* Given problem *
Extract the full listing verbatim and drop any pictures from your copy.

* Dataset content *

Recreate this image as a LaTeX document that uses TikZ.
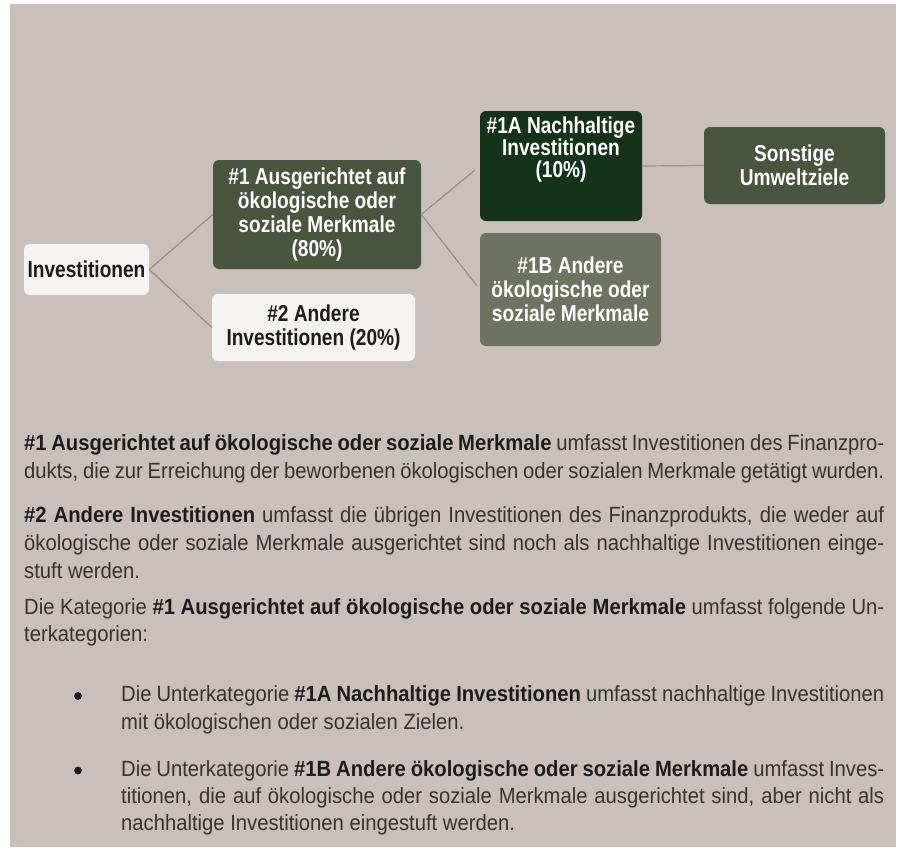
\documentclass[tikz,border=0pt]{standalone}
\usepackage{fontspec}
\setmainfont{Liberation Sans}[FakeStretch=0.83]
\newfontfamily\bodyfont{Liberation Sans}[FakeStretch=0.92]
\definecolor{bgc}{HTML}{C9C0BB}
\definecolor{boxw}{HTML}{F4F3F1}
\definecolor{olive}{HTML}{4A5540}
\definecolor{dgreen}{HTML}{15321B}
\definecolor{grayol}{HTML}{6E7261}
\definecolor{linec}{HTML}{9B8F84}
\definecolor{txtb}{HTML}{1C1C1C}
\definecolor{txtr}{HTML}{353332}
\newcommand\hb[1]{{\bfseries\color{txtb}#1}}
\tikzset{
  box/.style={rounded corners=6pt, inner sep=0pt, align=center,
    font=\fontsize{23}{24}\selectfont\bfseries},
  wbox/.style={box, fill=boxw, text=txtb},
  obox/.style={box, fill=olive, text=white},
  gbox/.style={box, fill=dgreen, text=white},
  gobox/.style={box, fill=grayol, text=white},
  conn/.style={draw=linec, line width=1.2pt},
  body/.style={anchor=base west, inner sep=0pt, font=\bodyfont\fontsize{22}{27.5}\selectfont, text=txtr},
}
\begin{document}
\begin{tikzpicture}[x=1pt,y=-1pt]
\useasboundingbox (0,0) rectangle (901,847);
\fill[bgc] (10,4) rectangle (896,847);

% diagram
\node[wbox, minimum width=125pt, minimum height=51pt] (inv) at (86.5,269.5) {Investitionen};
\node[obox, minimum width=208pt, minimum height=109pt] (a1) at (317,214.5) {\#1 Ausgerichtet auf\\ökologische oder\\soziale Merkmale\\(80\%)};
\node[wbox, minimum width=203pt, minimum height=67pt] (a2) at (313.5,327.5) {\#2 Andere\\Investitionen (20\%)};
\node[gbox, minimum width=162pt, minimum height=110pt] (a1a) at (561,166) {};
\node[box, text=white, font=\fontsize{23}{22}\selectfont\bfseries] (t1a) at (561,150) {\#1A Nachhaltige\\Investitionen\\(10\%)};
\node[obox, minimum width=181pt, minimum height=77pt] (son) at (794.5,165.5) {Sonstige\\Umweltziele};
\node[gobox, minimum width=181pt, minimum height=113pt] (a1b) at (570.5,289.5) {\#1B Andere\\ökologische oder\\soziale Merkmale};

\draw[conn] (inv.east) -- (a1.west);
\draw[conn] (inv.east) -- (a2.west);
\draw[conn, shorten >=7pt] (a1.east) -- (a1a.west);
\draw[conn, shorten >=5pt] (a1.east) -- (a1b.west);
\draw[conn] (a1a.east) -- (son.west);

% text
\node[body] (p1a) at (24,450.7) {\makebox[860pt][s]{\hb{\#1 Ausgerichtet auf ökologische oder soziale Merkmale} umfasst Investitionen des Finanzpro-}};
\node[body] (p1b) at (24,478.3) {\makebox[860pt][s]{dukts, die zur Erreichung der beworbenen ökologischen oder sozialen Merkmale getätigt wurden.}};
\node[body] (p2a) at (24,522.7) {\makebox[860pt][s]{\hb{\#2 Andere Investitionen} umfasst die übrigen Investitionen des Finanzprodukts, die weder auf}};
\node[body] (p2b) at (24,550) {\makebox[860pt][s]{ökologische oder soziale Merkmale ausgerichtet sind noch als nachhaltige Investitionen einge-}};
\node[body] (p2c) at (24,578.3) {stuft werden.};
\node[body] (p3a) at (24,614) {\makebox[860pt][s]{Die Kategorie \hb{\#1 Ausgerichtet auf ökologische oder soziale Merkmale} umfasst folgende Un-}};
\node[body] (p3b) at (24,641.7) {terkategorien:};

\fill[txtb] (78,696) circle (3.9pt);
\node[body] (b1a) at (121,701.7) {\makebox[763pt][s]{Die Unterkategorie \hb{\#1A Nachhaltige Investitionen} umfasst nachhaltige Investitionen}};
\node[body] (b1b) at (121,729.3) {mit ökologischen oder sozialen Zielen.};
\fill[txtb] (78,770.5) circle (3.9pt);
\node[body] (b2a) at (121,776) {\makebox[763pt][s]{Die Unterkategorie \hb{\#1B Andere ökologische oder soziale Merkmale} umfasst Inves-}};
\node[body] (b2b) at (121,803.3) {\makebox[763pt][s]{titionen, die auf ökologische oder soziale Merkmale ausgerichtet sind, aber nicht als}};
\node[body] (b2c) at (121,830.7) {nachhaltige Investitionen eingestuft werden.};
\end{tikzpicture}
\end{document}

* Response for this exercise *
Recreate this image as a LaTeX document that uses TikZ.
\documentclass[tikz,border=0pt]{standalone}
\usepackage{fontspec}
\setmainfont{Liberation Sans}[FakeStretch=0.83]
\newfontfamily\bodyfont{Liberation Sans}[FakeStretch=0.92]
\definecolor{bgc}{HTML}{C9C0BB}
\definecolor{boxw}{HTML}{F4F3F1}
\definecolor{olive}{HTML}{4A5540}
\definecolor{dgreen}{HTML}{15321B}
\definecolor{grayol}{HTML}{6E7261}
\definecolor{linec}{HTML}{9B8F84}
\definecolor{txtb}{HTML}{1C1C1C}
\definecolor{txtr}{HTML}{353332}
\newcommand\hb[1]{{\bfseries\color{txtb}#1}}
\tikzset{
  box/.style={rounded corners=6pt, inner sep=0pt, align=center,
    font=\fontsize{23}{24}\selectfont\bfseries},
  wbox/.style={box, fill=boxw, text=txtb},
  obox/.style={box, fill=olive, text=white},
  gbox/.style={box, fill=dgreen, text=white},
  gobox/.style={box, fill=grayol, text=white},
  conn/.style={draw=linec, line width=1.2pt},
  body/.style={anchor=base west, inner sep=0pt, font=\bodyfont\fontsize{22}{27.5}\selectfont, text=txtr},
}
\begin{document}
\begin{tikzpicture}[x=1pt,y=-1pt]
\useasboundingbox (0,0) rectangle (901,847);
\fill[bgc] (10,4) rectangle (896,847);

% diagram
\node[wbox, minimum width=125pt, minimum height=51pt] (inv) at (86.5,269.5) {Investitionen};
\node[obox, minimum width=208pt, minimum height=109pt] (a1) at (317,214.5) {\#1 Ausgerichtet auf\\ökologische oder\\soziale Merkmale\\(80\%)};
\node[wbox, minimum width=203pt, minimum height=67pt] (a2) at (313.5,327.5) {\#2 Andere\\Investitionen (20\%)};
\node[gbox, minimum width=162pt, minimum height=110pt] (a1a) at (561,166) {};
\node[box, text=white, font=\fontsize{23}{22}\selectfont\bfseries] (t1a) at (561,150) {\#1A Nachhaltige\\Investitionen\\(10\%)};
\node[obox, minimum width=181pt, minimum height=77pt] (son) at (794.5,165.5) {Sonstige\\Umweltziele};
\node[gobox, minimum width=181pt, minimum height=113pt] (a1b) at (570.5,289.5) {\#1B Andere\\ökologische oder\\soziale Merkmale};

\draw[conn] (inv.east) -- (a1.west);
\draw[conn] (inv.east) -- (a2.west);
\draw[conn, shorten >=7pt] (a1.east) -- (a1a.west);
\draw[conn, shorten >=5pt] (a1.east) -- (a1b.west);
\draw[conn] (a1a.east) -- (son.west);

% text
\node[body] (p1a) at (24,450.7) {\makebox[860pt][s]{\hb{\#1 Ausgerichtet auf ökologische oder soziale Merkmale} umfasst Investitionen des Finanzpro-}};
\node[body] (p1b) at (24,478.3) {\makebox[860pt][s]{dukts, die zur Erreichung der beworbenen ökologischen oder sozialen Merkmale getätigt wurden.}};
\node[body] (p2a) at (24,522.7) {\makebox[860pt][s]{\hb{\#2 Andere Investitionen} umfasst die übrigen Investitionen des Finanzprodukts, die weder auf}};
\node[body] (p2b) at (24,550) {\makebox[860pt][s]{ökologische oder soziale Merkmale ausgerichtet sind noch als nachhaltige Investitionen einge-}};
\node[body] (p2c) at (24,578.3) {stuft werden.};
\node[body] (p3a) at (24,614) {\makebox[860pt][s]{Die Kategorie \hb{\#1 Ausgerichtet auf ökologische oder soziale Merkmale} umfasst folgende Un-}};
\node[body] (p3b) at (24,641.7) {terkategorien:};

\fill[txtb] (78,696) circle (3.9pt);
\node[body] (b1a) at (121,701.7) {\makebox[763pt][s]{Die Unterkategorie \hb{\#1A Nachhaltige Investitionen} umfasst nachhaltige Investitionen}};
\node[body] (b1b) at (121,729.3) {mit ökologischen oder sozialen Zielen.};
\fill[txtb] (78,770.5) circle (3.9pt);
\node[body] (b2a) at (121,776) {\makebox[763pt][s]{Die Unterkategorie \hb{\#1B Andere ökologische oder soziale Merkmale} umfasst Inves-}};
\node[body] (b2b) at (121,803.3) {\makebox[763pt][s]{titionen, die auf ökologische oder soziale Merkmale ausgerichtet sind, aber nicht als}};
\node[body] (b2c) at (121,830.7) {nachhaltige Investitionen eingestuft werden.};
\end{tikzpicture}
\end{document}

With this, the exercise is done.